General information
- Type: Fighter aircraft
- National origin: United States of America
- Manufacturer: Thomas-Morse Aircraft
- Designer: B Douglas Thomas
- Number built: 1 (MB-9)

History
- First flight: 1922

= Thomas-Morse MB-9 =

1920s experimental fighter aircraft

The Thomas Morse MB-9 was an experimental American fighter aircraft of the 1920s. It was a single-engined, single-seat parasol winged monoplane, but was unsuccessful, being quickly abandoned.

==Design and development==
In 1921, B. Douglas Thomas, chief designer of Thomas-Morse Aircraft designed two closely related parasol monoplanes, a single-seat fighter, the MB-9 and a two-seat trainer, the MB-10. They were of all-metal construction, with corrugated duralumin skinning.

First to be completed was the MB-10, which had tandem cockpits and was designed to be powered by a 200 hp Wright or Lawrance radial engine. In the absence of the intended engine, it was fitted with a 110 hp Le Rhône 9Ja rotary engine to allow flight testing to start in late 1921. The MB-10's handling proved to be extremely poor, while it also suffered severe vibration and was structurally weak.

The MB-9 fighter was completed early in 1922, differing principally from the MB-10 in the removal of the forward cockpit and the use of a 320 hp Wright Hispano H-3 V8 engine, cooled by a radiator situated (along with the oil tank) in a torpedo-shaped structure under the fuselage. Planned armament was two machine guns; one .50 in and one .30 in.

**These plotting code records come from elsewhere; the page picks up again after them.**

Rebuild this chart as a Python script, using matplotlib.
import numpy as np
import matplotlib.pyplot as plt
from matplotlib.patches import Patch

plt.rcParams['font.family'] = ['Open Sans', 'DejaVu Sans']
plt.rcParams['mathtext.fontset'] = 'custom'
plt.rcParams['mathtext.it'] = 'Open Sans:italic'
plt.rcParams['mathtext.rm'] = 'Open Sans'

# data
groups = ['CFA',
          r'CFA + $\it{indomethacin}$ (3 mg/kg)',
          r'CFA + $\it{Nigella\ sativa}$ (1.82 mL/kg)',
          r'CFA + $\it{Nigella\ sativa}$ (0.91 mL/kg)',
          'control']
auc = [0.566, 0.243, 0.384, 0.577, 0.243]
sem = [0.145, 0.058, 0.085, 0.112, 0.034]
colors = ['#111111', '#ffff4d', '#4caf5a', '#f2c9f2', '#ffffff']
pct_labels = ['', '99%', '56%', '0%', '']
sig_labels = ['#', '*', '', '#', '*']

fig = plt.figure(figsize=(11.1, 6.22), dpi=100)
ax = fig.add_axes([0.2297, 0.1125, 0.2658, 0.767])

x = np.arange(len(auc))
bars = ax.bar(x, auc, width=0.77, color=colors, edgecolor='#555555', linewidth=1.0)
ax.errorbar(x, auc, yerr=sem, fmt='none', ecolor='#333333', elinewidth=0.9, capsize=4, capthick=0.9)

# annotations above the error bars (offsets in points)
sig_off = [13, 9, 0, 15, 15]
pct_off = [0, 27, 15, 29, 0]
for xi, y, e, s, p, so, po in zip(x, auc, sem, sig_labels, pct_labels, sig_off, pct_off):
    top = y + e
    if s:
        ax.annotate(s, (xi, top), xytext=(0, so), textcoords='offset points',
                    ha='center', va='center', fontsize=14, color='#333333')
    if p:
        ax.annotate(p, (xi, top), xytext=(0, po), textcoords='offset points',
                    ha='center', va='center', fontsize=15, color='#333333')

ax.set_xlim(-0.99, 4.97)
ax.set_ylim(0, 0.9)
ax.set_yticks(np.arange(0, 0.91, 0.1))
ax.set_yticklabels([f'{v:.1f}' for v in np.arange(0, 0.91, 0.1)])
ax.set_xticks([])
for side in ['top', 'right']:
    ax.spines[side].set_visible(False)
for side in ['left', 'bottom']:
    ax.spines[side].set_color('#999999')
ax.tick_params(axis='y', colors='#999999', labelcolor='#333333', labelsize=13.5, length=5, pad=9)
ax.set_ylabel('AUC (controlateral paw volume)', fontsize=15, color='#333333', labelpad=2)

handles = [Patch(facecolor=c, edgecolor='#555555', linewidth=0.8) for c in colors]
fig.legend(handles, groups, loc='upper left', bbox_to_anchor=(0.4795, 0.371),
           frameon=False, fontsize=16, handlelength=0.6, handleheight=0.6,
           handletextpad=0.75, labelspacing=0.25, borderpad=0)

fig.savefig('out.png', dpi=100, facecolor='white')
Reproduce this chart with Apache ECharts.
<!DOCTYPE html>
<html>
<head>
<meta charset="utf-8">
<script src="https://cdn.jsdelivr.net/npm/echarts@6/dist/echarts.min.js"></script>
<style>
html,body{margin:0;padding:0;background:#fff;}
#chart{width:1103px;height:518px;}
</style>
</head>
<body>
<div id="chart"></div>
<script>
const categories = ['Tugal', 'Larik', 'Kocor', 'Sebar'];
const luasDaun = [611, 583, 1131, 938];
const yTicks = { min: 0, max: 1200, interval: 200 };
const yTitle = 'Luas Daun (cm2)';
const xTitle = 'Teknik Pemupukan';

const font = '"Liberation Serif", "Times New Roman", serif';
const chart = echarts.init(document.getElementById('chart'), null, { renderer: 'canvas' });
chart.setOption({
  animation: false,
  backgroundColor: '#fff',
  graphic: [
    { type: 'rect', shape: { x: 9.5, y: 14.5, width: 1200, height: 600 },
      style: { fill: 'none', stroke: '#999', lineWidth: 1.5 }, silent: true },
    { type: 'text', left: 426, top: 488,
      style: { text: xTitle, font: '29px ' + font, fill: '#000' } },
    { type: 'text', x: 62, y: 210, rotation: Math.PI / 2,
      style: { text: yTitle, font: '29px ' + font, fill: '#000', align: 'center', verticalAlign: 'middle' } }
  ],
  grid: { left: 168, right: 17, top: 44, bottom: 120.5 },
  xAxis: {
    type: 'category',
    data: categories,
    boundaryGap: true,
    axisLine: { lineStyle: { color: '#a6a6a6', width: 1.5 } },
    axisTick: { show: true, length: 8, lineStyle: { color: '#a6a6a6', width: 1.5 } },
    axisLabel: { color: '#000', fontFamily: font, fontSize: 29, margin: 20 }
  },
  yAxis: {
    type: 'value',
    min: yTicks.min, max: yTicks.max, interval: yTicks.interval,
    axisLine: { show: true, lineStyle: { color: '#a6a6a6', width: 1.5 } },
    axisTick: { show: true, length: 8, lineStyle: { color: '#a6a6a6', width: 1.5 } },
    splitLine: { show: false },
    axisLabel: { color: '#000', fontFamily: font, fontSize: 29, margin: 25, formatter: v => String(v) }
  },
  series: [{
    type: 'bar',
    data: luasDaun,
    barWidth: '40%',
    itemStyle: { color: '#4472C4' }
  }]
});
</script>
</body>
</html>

While the MB.9 handled better than the MB.10, it still suffered from the severe vibration and structural problems that plagued the trainer, together with a weak undercarriage and cooling problems. The development of both aircraft was quickly stopped, with the types not being sent for formal evaluation by the United States Army Air Service at McCook Field.

==Variants==
- MB-9
Single-seat fighter powered by 300 hp (239 kW) Wright Hispano H-3 engine. One built.
- MB-10
Two seat primary trainer aircraft, powered by 110 hp (82 kW) Le Rhône rotary engine. One built.